Hay un filósofo español del que leo una frase maravillosa: la verdadera acción humana es principalmente una respuesta. Me gusta mucho este enfoque, no resalta la importancia de la iniciativa, sino de la repuesta. Es verdad, actúo de una forma más humana cuando una realidad me ha hecho vibrar, cuando algo me ha conmocionado. Lo decimos en el lenguaje ordinario, “oye, tus palabras me han tocado hasta lo más profundo”. Es como si lo que me afectara tuviera incluso que ver con el tacto. De hecho, se nos pone la carne de gallina ante una situación que nos emociona hasta los tuétanos.

Nuestro Dios es por encima de todo un Dios conmovido por el hombre. Su actuar es siempre un movimiento de respuesta a nuestra necesidad. Cuando el Dios de Israel interviene en Egipto lo hace porque ha escuchado el dolor de su pueblo. Santa Catalina de Siena ilustrará este pensamiento con una sentencia maravillosa, “Cristo, movido por nuestro amor…” Es decir, a Dios le mueve el corazón humano, es un Dios alcanzado por el amor humano, que responde dándose enteramente. La suya no es una autoridad de iniciativa sino de auxilio, de disposición. El enfoque es muy diferente.

El otro día hablé una hora con un chaval cuya actitud en la vida es de una desmotivación estructural. Nada le mueve, no se siente alcanzado por nada. Le miré con tristeza porque me parecía ese pez naranja, de poco lustre, que está encerrado en su pecera e agua fría, solitario y sin alegrías. Le hablé de muchas cosas que pudieran mover un poco su corazón, pero me miraba como si lo hiciera desde lejos.

El Señor nos deja en el Evangelio de hoy una de esas frases por las que descubrimos cómo y cuánto Cristo es alcanzado por el hombre, “viendo a la muchedumbre, sentía compasión de ellos, porque andaban como ovejas que no tienen pastor”. Qué hermoso es echar un ojo al corazón humano de nuestro Señor. Encontrar en el Evangelio textos que se refieren a cosas escondidas, a los lugares desde donde nace el afecto y la ternura de Dios.

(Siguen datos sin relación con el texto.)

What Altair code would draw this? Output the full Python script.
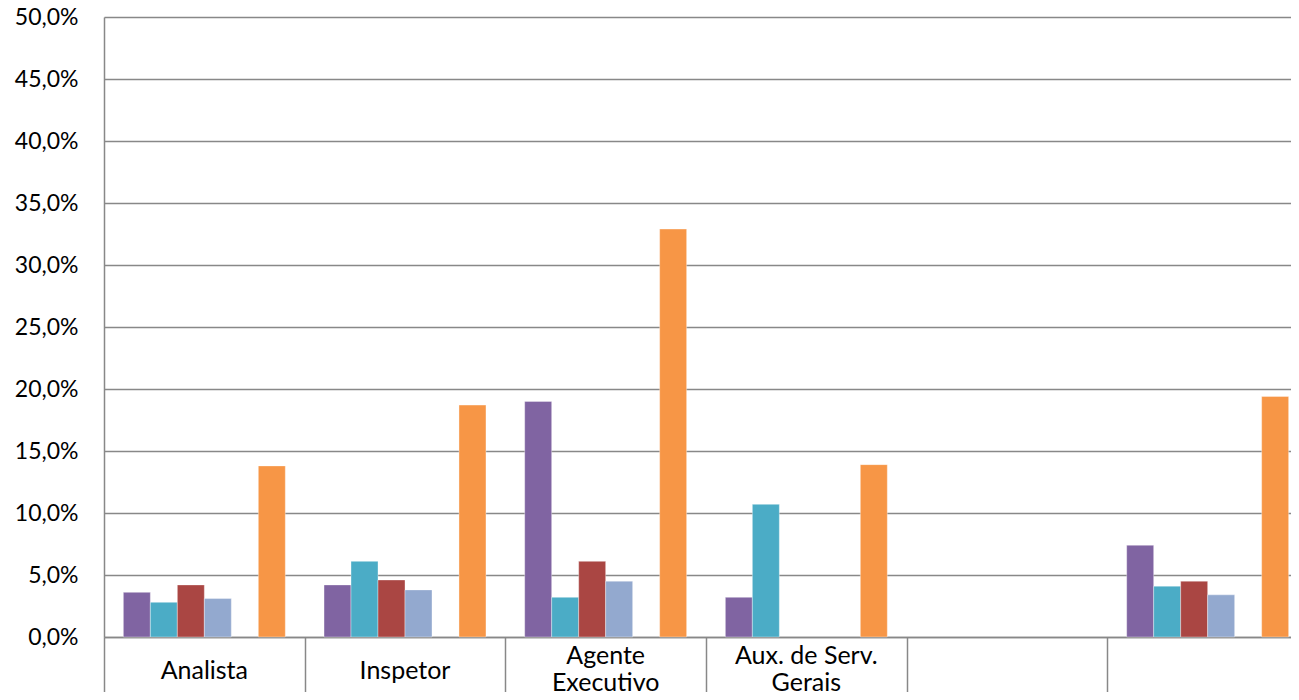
import altair as alt
import pandas as pd

categories = ["Analista", "Inspetor", "Agente Executivo", "Aux. de Serv. Gerais", "cat5", "cat6"]
cat_labels = ["Analista", "Inspetor", "Agente|Executivo", "Aux. de Serv.|Gerais", "", ""]
series = ["Série 1", "Série 2", "Série 3", "Série 4", "Série 5", "Série 6"]
colors = ["#8064A2", "#4BACC6", "#AA4643", "#93A9CF", "#9BBB59", "#F79646"]

s1 = [3.6, 4.2, 19.0, 3.2, None, 7.4]
s2 = [2.8, 6.1, 3.2, 10.7, None, 4.1]
s3 = [4.2, 4.6, 6.1, None, None, 4.5]
s4 = [3.1, 3.8, 4.5, None, None, 3.4]
s5 = [None, None, None, None, None, None]
s6 = [13.8, 18.7, 32.9, 13.9, None, 19.4]

rows = []
for sname, vals in zip(series, [s1, s2, s3, s4, s5, s6]):
    for c, v in zip(categories, vals):
        if v is not None:
            rows.append({"cat": c, "serie": sname, "valor": v})
df = pd.DataFrame(rows)

lab_df = pd.DataFrame({"cat": categories, "label": cat_labels,
                       "lines": [len(l.split("|")) for l in cat_labels]})

grey = "#888888"
font = "Lato"

xscale = alt.Scale(domain=categories, paddingInner=0, paddingOuter=0)

bars = alt.Chart(df).mark_bar(stroke="white", strokeWidth=0.6, strokeOpacity=0.6).encode(
    x=alt.X("cat:N", sort=categories, scale=xscale,
            axis=alt.Axis(title=None, tickBand="extent", tickSize=70, tickColor=grey, tickWidth=1.5,
                          domainColor=grey, domainWidth=1.5, labels=False)),
    xOffset=alt.XOffset("serie:N", scale=alt.Scale(domain=series, paddingInner=0, paddingOuter=0.717)),
    y=alt.Y("valor:Q", scale=alt.Scale(domain=[0, 50]),
            axis=alt.Axis(title=None, values=[0, 5, 10, 15, 20, 25, 30, 35, 40, 45, 50],
                          labelExpr="replace(format(datum.value, '.1f'), '.', ',') + '%'",
                          ticks=False, labelPadding=26, grid=True, gridColor=grey, gridWidth=1.4,
                          domainColor=grey, domainWidth=1.5, labelFontSize=23, labelFont=font,
                          labelColor="black")),
    color=alt.Color("serie:N", scale=alt.Scale(domain=series, range=colors), legend=None),
)

single = alt.Chart(lab_df).transform_filter("datum.lines == 1").mark_text(
    font=font, fontSize=25, color="black", baseline="middle", align="center"
).encode(x=alt.X("cat:N", sort=categories, scale=xscale), y=alt.value(654), text="label:N")

double = alt.Chart(lab_df).transform_filter("datum.lines == 2").mark_text(
    font=font, fontSize=25, color="black", baseline="middle", align="center",
    lineBreak="|", lineHeight=27
).encode(x=alt.X("cat:N", sort=categories, scale=xscale), y=alt.value(639), text="label:N")

chart = alt.layer(bars, single, double).properties(
    width=1204, height=620,
    autosize=alt.AutoSizeParams(type="none"),
    padding={"left": 96, "top": 9, "right": -17, "bottom": 55},
).configure_view(stroke=None)

chart.save("out.html", embed_options={"renderer": "svg", "actions": False})
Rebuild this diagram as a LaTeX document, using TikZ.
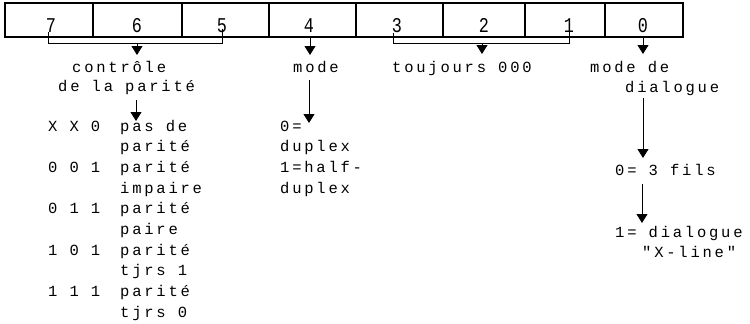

Más letal que el coronavirus es la indiferencia, el corazón que no entiende de conmociones. Me decía un amigo recién llegado de Francia, donde ha vivido un año difícil, que le había sorprendido la profunda indiferencia que ha experimentado en la juventud parisina. Todos se aceptan, pero no se importan. Todos respetan las ideologías y las religiones de cada uno, pero nadie se siente movido por una pregunta por la verdad que les pueda alcanzar a todos.

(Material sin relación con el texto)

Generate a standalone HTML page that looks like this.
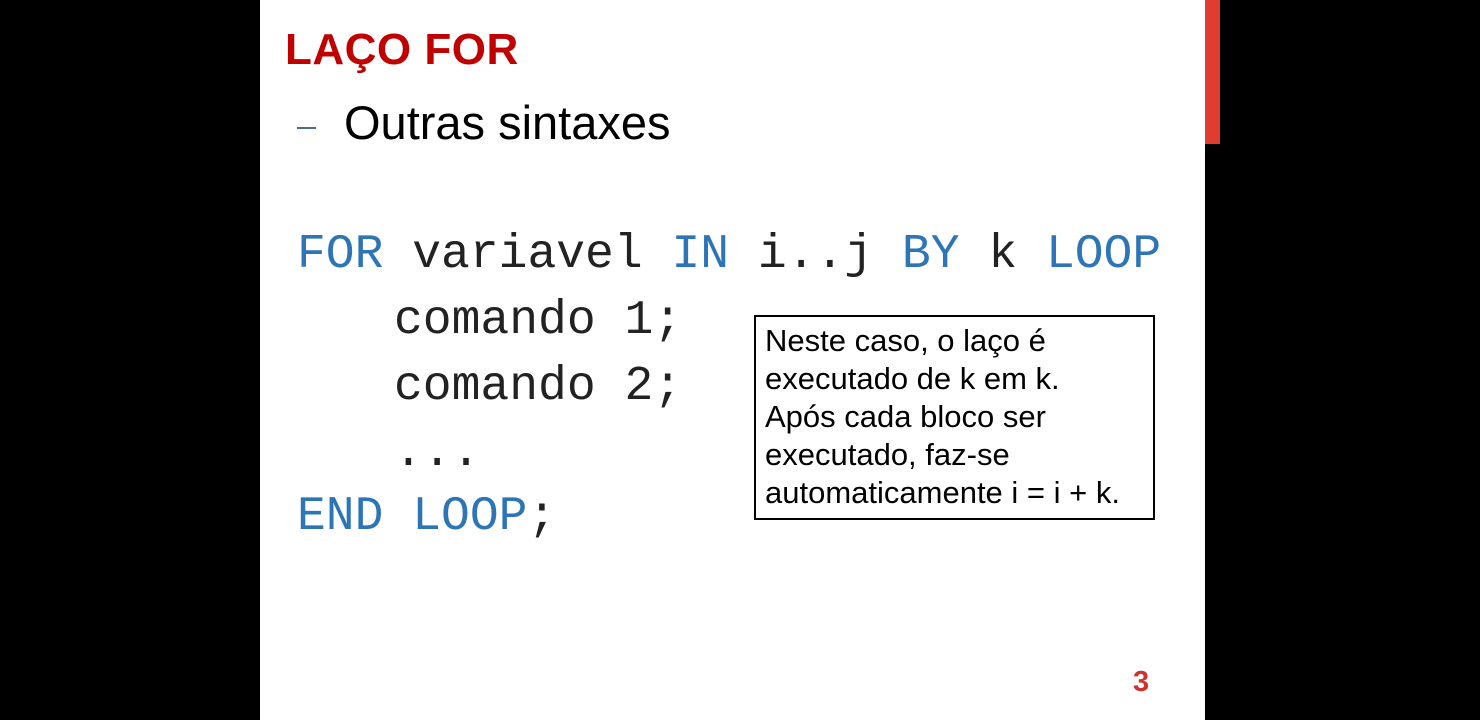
<!DOCTYPE html>
<html><head><meta charset="utf-8"><style>
body{margin:0;width:1480px;height:720px;background:#000;position:relative;overflow:hidden;font-family:"Liberation Sans",sans-serif}
.slide{position:absolute;left:260px;top:0;width:945px;height:720px;background:#fff}
.bar{position:absolute;left:1205px;top:0;width:15px;height:144px;background:#e03c31}
.a{position:absolute;white-space:pre;line-height:1}
.code{font-family:"Liberation Mono",monospace;font-size:48px;color:#222}
.k{color:#2e75b6}
</style></head><body>
<div class="slide"></div>
<div class="bar"></div>
<div class="a" style="left:285px;top:28px;font-size:44px;font-weight:bold;color:#c00000;letter-spacing:0.5px">LAÇO FOR</div>
<div class="a" style="left:297px;top:127px;width:19px;height:2px;background:#4a6a94"></div>
<div class="a" style="left:344px;top:99px;font-size:47px;color:#000">Outras sintaxes</div>
<div class="a code" style="left:297px;top:231px"><span class="k">FOR</span> variavel <span class="k">IN</span> i..j <span class="k">BY</span> k <span class="k">LOOP</span></div>
<div class="a code" style="left:394px;top:297px">comando 1;</div>
<div class="a code" style="left:394px;top:363px">comando 2;</div>
<div class="a code" style="left:394px;top:429px">...</div>
<div class="a code" style="left:297px;top:493px"><span class="k">END LOOP</span>;</div>
<div class="a" style="left:754px;top:315px;width:397px;height:201px;border:2px solid #000"></div>
<div class="a" style="left:765px;top:322px;font-size:31px;line-height:38px;color:#000">Neste caso, o laço é
executado de k em k.
Após cada bloco ser
executado, faz-se
automaticamente i = i + k.</div>
<div class="a" style="left:1133px;top:668px;font-size:29px;font-weight:bold;color:#d0312d">3</div>
</body></html>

Para hacernos de los suyos Cristo nos necesita dispuestos a ser alcanzados por el prójimo. De estas cosas habla ese soneto cuya autoría se atribuye a Santa Teresa, pero también a San Juan de la Cruz, queda poco claro: “no me mueve mi Dios para quererte… tú me mueves, Señor”. Al final, nuestra fe no es una moral. No me mueve una doctrina, ni una forma ética de entender mi relación con el entorno, sino una persona.